With the recent mortgage rule changes announced by the Federal Government last month many economists expected that this would be the last arrow fired to finally slow down the Canadian housing market. Along with a slower than expected economic recovery and increasing mortgage rates, some experts believed that the mortgage rule changes coming into effect on March 18 would result in up to 20K fewer house sales in 2011.

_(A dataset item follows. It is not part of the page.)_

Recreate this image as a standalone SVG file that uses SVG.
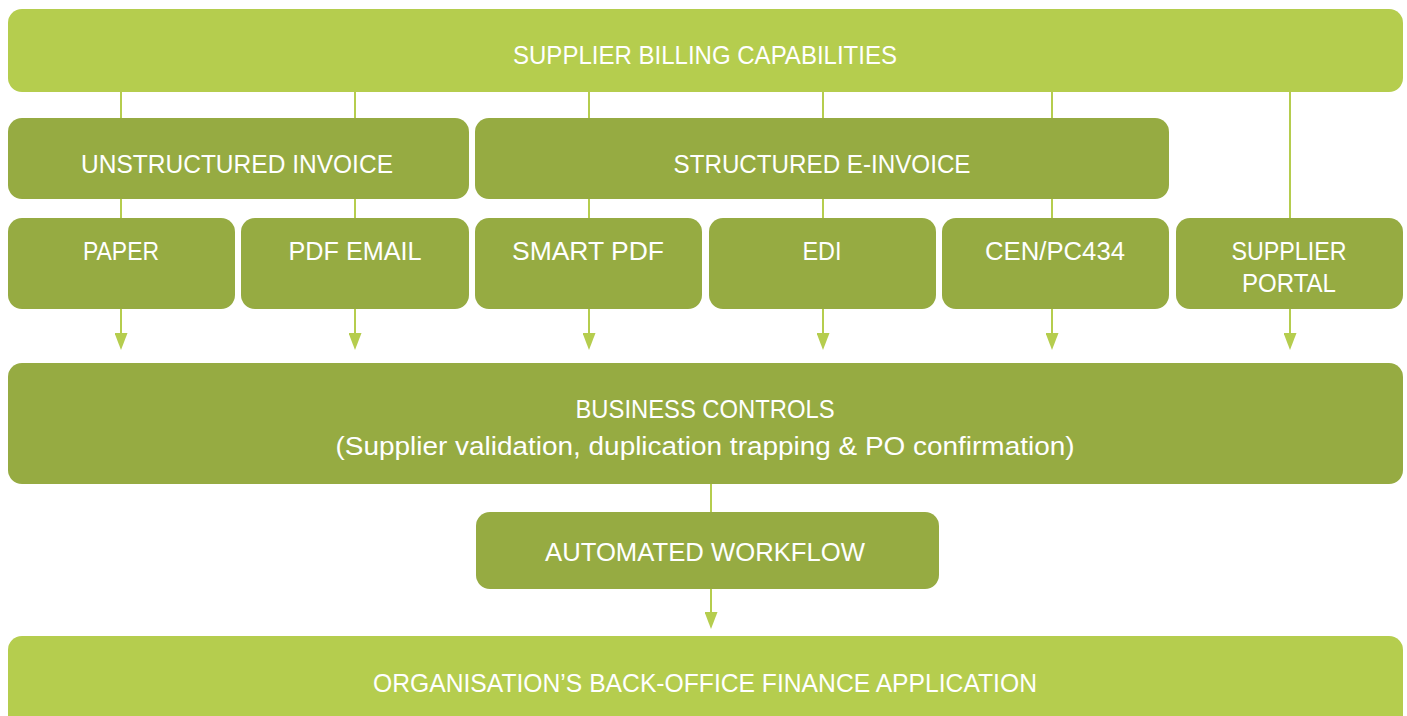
<svg xmlns="http://www.w3.org/2000/svg" width="1407" height="716" viewBox="0 0 1407 716">
  <style>
    .light { fill: #b5cd4e; }
    .dark { fill: #96ab42; }
    .lbl { font-family: "Liberation Sans", Arial, sans-serif; font-size: 26px; fill: #ffffff; text-anchor: middle; }
    .con { stroke: #b5cd4e; stroke-width: 2; fill: none; }
  </style>
  <defs>
    <marker id="arrow" markerUnits="userSpaceOnUse" markerWidth="17" markerHeight="13" viewBox="0 -6.5 17 13" refX="2" refY="0" orient="auto">
      <path d="M0,-6.5 L17,0 L0,6.5 Z" fill="#b5cd4e"/>
    </marker>
  </defs>
  <rect width="1407" height="716" fill="#ffffff"/>
  <g id="connectors">
    <line class="con" x1="121" y1="92" x2="121" y2="335" marker-end="url(#arrow)"/>
    <line class="con" x1="355" y1="92" x2="355" y2="335" marker-end="url(#arrow)"/>
    <line class="con" x1="589" y1="92" x2="589" y2="335" marker-end="url(#arrow)"/>
    <line class="con" x1="823" y1="92" x2="823" y2="335" marker-end="url(#arrow)"/>
    <line class="con" x1="1052" y1="92" x2="1052" y2="335" marker-end="url(#arrow)"/>
    <line class="con" x1="1290" y1="92" x2="1290" y2="335" marker-end="url(#arrow)"/>
    <line class="con" x1="711" y1="484" x2="711" y2="614" marker-end="url(#arrow)"/>
  </g>
  <g id="supplier-billing">
    <rect class="light" x="8" y="9" width="1395" height="83" rx="14"/>
    <text class="lbl" x="705" y="64" textLength="384" lengthAdjust="spacingAndGlyphs">SUPPLIER BILLING CAPABILITIES</text>
  </g>
  <g id="unstructured">
    <rect class="dark" x="8" y="118" width="461" height="81" rx="14"/>
    <text class="lbl" x="237" y="173" textLength="312" lengthAdjust="spacingAndGlyphs">UNSTRUCTURED INVOICE</text>
  </g>
  <g id="structured">
    <rect class="dark" x="475" y="118" width="694" height="81" rx="14"/>
    <text class="lbl" x="822" y="173" textLength="297" lengthAdjust="spacingAndGlyphs">STRUCTURED E-INVOICE</text>
  </g>
  <g id="paper">
    <rect class="dark" x="8" y="218" width="227" height="91" rx="14"/>
    <text class="lbl" x="121" y="260" textLength="76" lengthAdjust="spacingAndGlyphs">PAPER</text>
  </g>
  <g id="pdf-email">
    <rect class="dark" x="241" y="218" width="228" height="91" rx="14"/>
    <text class="lbl" x="355" y="260" textLength="133" lengthAdjust="spacingAndGlyphs">PDF EMAIL</text>
  </g>
  <g id="smart-pdf">
    <rect class="dark" x="475" y="218" width="227" height="91" rx="14"/>
    <text class="lbl" x="588" y="260" textLength="152" lengthAdjust="spacingAndGlyphs">SMART PDF</text>
  </g>
  <g id="edi">
    <rect class="dark" x="709" y="218" width="227" height="91" rx="14"/>
    <text class="lbl" x="822" y="260" textLength="39" lengthAdjust="spacingAndGlyphs">EDI</text>
  </g>
  <g id="cen">
    <rect class="dark" x="942" y="218" width="227" height="91" rx="14"/>
    <text class="lbl" x="1055" y="260" textLength="140" lengthAdjust="spacingAndGlyphs">CEN/PC434</text>
  </g>
  <g id="supplier-portal">
    <rect class="dark" x="1176" y="218" width="227" height="91" rx="14"/>
    <text class="lbl" x="1289" y="260" textLength="115" lengthAdjust="spacingAndGlyphs">SUPPLIER</text>
    <text class="lbl" x="1289" y="292" textLength="94" lengthAdjust="spacingAndGlyphs">PORTAL</text>
  </g>
  <g id="business-controls">
    <rect class="dark" x="8" y="363" width="1395" height="121" rx="14"/>
    <text class="lbl" x="705" y="418" textLength="259" lengthAdjust="spacingAndGlyphs">BUSINESS CONTROLS</text>
    <text class="lbl" x="705" y="455" textLength="739" lengthAdjust="spacingAndGlyphs">(Supplier validation, duplication trapping &amp; PO confirmation)</text>
  </g>
  <g id="automated-workflow">
    <rect class="dark" x="476" y="512" width="463" height="77" rx="14"/>
    <text class="lbl" x="705" y="561" textLength="320" lengthAdjust="spacingAndGlyphs">AUTOMATED WORKFLOW</text>
  </g>
  <g id="back-office">
    <rect class="light" x="8" y="636" width="1395" height="100" rx="14"/>
    <text class="lbl" x="705" y="692" textLength="664" lengthAdjust="spacingAndGlyphs">ORGANISATION’S BACK-OFFICE FINANCE APPLICATION</text>
  </g>
</svg>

The Canadian Real Estate Association (CREA) released an updated 2011 home sales forecast yesterday that pointed out maybe things won’t be so bad. They said that consumers understand mortgage rates are at once in a lifetime levels, but they are planning ahead for higher rates and not buying more than they can afford. So the dynamics in the market are different but buyers are still moving ahead. The report outlined that home sales in the second half of 2010 bounced back faster than expected. Now for 2011 they expect hosing sales to reach 439K units (-1.6% year/year) and 453K units in 2012 (+3%), which is about the 10 year average. The revised forecast for this year was due to an improved economic outlook and expected higher consumer confidence.
Due to the mortgage rule changes next month, CREA expects some home buying activity to be moved up into Q1 2011, especially in the higher price markets such as Toronto and Vancouver. Q2 2011 will see a dip and then rebound in the second half of the year.
CREA’s forecast for the national average home price is $343,300 (+1.3%) in 2011 and $347,900 (+1.3%) 2012.